* **To be done**
Write the data below out exactly as it stands. Do not include the pictures.

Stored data
--------------------------------

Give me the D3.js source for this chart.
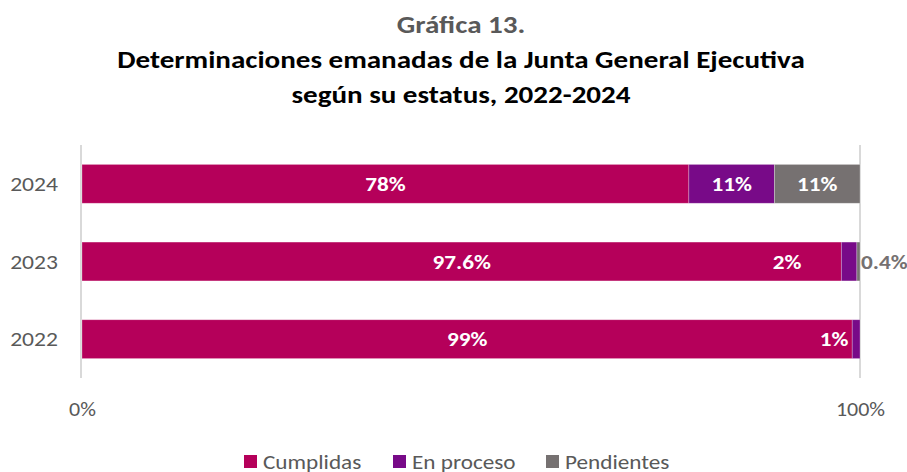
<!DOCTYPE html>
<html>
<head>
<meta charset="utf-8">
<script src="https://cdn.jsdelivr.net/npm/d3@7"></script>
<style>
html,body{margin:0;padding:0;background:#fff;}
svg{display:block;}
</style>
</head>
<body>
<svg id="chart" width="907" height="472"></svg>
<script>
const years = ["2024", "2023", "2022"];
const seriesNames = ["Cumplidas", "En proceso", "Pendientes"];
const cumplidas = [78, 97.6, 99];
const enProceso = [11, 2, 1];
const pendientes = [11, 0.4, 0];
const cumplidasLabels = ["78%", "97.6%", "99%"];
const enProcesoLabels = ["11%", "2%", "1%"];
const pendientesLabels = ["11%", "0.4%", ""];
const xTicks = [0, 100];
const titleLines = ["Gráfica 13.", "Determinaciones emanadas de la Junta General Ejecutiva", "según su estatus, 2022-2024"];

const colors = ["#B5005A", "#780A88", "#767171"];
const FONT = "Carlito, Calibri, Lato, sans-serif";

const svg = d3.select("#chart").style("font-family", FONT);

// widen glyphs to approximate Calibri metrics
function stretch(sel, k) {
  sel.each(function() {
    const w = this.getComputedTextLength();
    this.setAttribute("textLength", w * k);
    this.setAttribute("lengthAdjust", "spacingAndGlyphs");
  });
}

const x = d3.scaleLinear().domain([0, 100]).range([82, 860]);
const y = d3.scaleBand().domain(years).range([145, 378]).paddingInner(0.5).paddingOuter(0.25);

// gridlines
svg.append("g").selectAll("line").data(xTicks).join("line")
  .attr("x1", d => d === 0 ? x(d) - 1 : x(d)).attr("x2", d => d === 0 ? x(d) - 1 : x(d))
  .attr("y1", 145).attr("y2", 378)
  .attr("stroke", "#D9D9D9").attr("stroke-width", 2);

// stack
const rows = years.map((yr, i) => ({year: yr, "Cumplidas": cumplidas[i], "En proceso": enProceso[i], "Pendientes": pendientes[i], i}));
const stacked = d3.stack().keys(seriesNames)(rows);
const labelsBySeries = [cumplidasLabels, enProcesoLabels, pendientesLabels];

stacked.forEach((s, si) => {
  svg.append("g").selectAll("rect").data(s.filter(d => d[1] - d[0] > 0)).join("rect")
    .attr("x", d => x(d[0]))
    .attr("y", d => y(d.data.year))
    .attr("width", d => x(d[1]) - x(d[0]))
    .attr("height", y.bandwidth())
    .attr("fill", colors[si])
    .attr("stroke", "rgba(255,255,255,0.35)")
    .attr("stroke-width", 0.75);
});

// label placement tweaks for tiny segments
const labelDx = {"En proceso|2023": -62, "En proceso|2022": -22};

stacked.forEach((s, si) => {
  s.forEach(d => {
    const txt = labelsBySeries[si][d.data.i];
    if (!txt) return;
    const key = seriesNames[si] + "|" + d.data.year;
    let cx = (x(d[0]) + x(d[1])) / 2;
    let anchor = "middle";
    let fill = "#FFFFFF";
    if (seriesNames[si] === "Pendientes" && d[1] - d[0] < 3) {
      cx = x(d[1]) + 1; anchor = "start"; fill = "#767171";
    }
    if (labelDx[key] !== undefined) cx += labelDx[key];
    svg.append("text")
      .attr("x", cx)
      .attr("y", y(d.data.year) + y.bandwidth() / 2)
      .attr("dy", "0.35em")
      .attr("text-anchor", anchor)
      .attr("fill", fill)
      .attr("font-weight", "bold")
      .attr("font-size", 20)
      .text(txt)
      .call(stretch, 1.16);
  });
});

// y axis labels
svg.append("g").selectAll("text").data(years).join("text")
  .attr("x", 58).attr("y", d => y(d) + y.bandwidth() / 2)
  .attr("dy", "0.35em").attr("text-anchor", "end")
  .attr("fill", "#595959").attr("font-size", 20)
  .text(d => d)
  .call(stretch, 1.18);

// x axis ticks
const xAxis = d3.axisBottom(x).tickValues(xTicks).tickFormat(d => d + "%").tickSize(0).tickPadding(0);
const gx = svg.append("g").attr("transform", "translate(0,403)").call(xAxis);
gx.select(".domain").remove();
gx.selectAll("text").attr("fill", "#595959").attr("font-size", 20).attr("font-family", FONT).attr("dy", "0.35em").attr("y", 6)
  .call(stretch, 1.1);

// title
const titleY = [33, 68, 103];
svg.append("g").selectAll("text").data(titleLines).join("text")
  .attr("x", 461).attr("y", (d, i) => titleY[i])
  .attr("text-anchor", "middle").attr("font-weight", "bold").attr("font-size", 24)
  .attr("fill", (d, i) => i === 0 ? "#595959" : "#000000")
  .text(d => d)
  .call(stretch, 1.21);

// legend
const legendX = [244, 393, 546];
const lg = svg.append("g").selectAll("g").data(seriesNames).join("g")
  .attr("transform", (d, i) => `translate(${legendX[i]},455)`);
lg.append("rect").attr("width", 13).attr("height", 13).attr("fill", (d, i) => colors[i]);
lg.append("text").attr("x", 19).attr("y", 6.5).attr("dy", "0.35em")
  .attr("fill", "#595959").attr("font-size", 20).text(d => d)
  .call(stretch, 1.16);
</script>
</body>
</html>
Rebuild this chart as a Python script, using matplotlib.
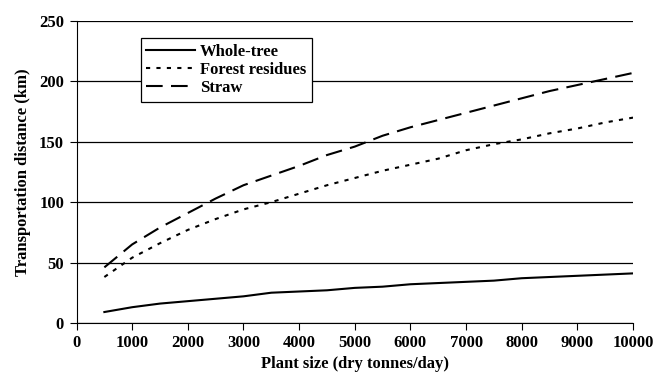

--------------------------------

* **Worked solution**
Give me the D3.js source for this chart.
<!DOCTYPE html>
<html>
<head>
<meta charset="utf-8">
<script src="https://cdn.jsdelivr.net/npm/d3@7"></script>
<style>
html,body{margin:0;padding:0;background:#fff;}
svg{display:block;}
</style>
</head>
<body>
<svg id="chart" width="907" height="472"></svg>
<script>
const years = ["2024", "2023", "2022"];
const seriesNames = ["Cumplidas", "En proceso", "Pendientes"];
const cumplidas = [78, 97.6, 99];
const enProceso = [11, 2, 1];
const pendientes = [11, 0.4, 0];
const cumplidasLabels = ["78%", "97.6%", "99%"];
const enProcesoLabels = ["11%", "2%", "1%"];
const pendientesLabels = ["11%", "0.4%", ""];
const xTicks = [0, 100];
const titleLines = ["Gráfica 13.", "Determinaciones emanadas de la Junta General Ejecutiva", "según su estatus, 2022-2024"];

const colors = ["#B5005A", "#780A88", "#767171"];
const FONT = "Carlito, Calibri, Lato, sans-serif";

const svg = d3.select("#chart").style("font-family", FONT);

// widen glyphs to approximate Calibri metrics
function stretch(sel, k) {
  sel.each(function() {
    const w = this.getComputedTextLength();
    this.setAttribute("textLength", w * k);
    this.setAttribute("lengthAdjust", "spacingAndGlyphs");
  });
}

const x = d3.scaleLinear().domain([0, 100]).range([82, 860]);
const y = d3.scaleBand().domain(years).range([145, 378]).paddingInner(0.5).paddingOuter(0.25);

// gridlines
svg.append("g").selectAll("line").data(xTicks).join("line")
  .attr("x1", d => d === 0 ? x(d) - 1 : x(d)).attr("x2", d => d === 0 ? x(d) - 1 : x(d))
  .attr("y1", 145).attr("y2", 378)
  .attr("stroke", "#D9D9D9").attr("stroke-width", 2);

// stack
const rows = years.map((yr, i) => ({year: yr, "Cumplidas": cumplidas[i], "En proceso": enProceso[i], "Pendientes": pendientes[i], i}));
const stacked = d3.stack().keys(seriesNames)(rows);
const labelsBySeries = [cumplidasLabels, enProcesoLabels, pendientesLabels];

stacked.forEach((s, si) => {
  svg.append("g").selectAll("rect").data(s.filter(d => d[1] - d[0] > 0)).join("rect")
    .attr("x", d => x(d[0]))
    .attr("y", d => y(d.data.year))
    .attr("width", d => x(d[1]) - x(d[0]))
    .attr("height", y.bandwidth())
    .attr("fill", colors[si])
    .attr("stroke", "rgba(255,255,255,0.35)")
    .attr("stroke-width", 0.75);
});

// label placement tweaks for tiny segments
const labelDx = {"En proceso|2023": -62, "En proceso|2022": -22};

stacked.forEach((s, si) => {
  s.forEach(d => {
    const txt = labelsBySeries[si][d.data.i];
    if (!txt) return;
    const key = seriesNames[si] + "|" + d.data.year;
    let cx = (x(d[0]) + x(d[1])) / 2;
    let anchor = "middle";
    let fill = "#FFFFFF";
    if (seriesNames[si] === "Pendientes" && d[1] - d[0] < 3) {
      cx = x(d[1]) + 1; anchor = "start"; fill = "#767171";
    }
    if (labelDx[key] !== undefined) cx += labelDx[key];
    svg.append("text")
      .attr("x", cx)
      .attr("y", y(d.data.year) + y.bandwidth() / 2)
      .attr("dy", "0.35em")
      .attr("text-anchor", anchor)
      .attr("fill", fill)
      .attr("font-weight", "bold")
      .attr("font-size", 20)
      .text(txt)
      .call(stretch, 1.16);
  });
});

// y axis labels
svg.append("g").selectAll("text").data(years).join("text")
  .attr("x", 58).attr("y", d => y(d) + y.bandwidth() / 2)
  .attr("dy", "0.35em").attr("text-anchor", "end")
  .attr("fill", "#595959").attr("font-size", 20)
  .text(d => d)
  .call(stretch, 1.18);

// x axis ticks
const xAxis = d3.axisBottom(x).tickValues(xTicks).tickFormat(d => d + "%").tickSize(0).tickPadding(0);
const gx = svg.append("g").attr("transform", "translate(0,403)").call(xAxis);
gx.select(".domain").remove();
gx.selectAll("text").attr("fill", "#595959").attr("font-size", 20).attr("font-family", FONT).attr("dy", "0.35em").attr("y", 6)
  .call(stretch, 1.1);

// title
const titleY = [33, 68, 103];
svg.append("g").selectAll("text").data(titleLines).join("text")
  .attr("x", 461).attr("y", (d, i) => titleY[i])
  .attr("text-anchor", "middle").attr("font-weight", "bold").attr("font-size", 24)
  .attr("fill", (d, i) => i === 0 ? "#595959" : "#000000")
  .text(d => d)
  .call(stretch, 1.21);

// legend
const legendX = [244, 393, 546];
const lg = svg.append("g").selectAll("g").data(seriesNames).join("g")
  .attr("transform", (d, i) => `translate(${legendX[i]},455)`);
lg.append("rect").attr("width", 13).attr("height", 13).attr("fill", (d, i) => colors[i]);
lg.append("text").attr("x", 19).attr("y", 6.5).attr("dy", "0.35em")
  .attr("fill", "#595959").attr("font-size", 20).text(d => d)
  .call(stretch, 1.16);
</script>
</body>
</html>
Rebuild this chart as a Python script, using matplotlib.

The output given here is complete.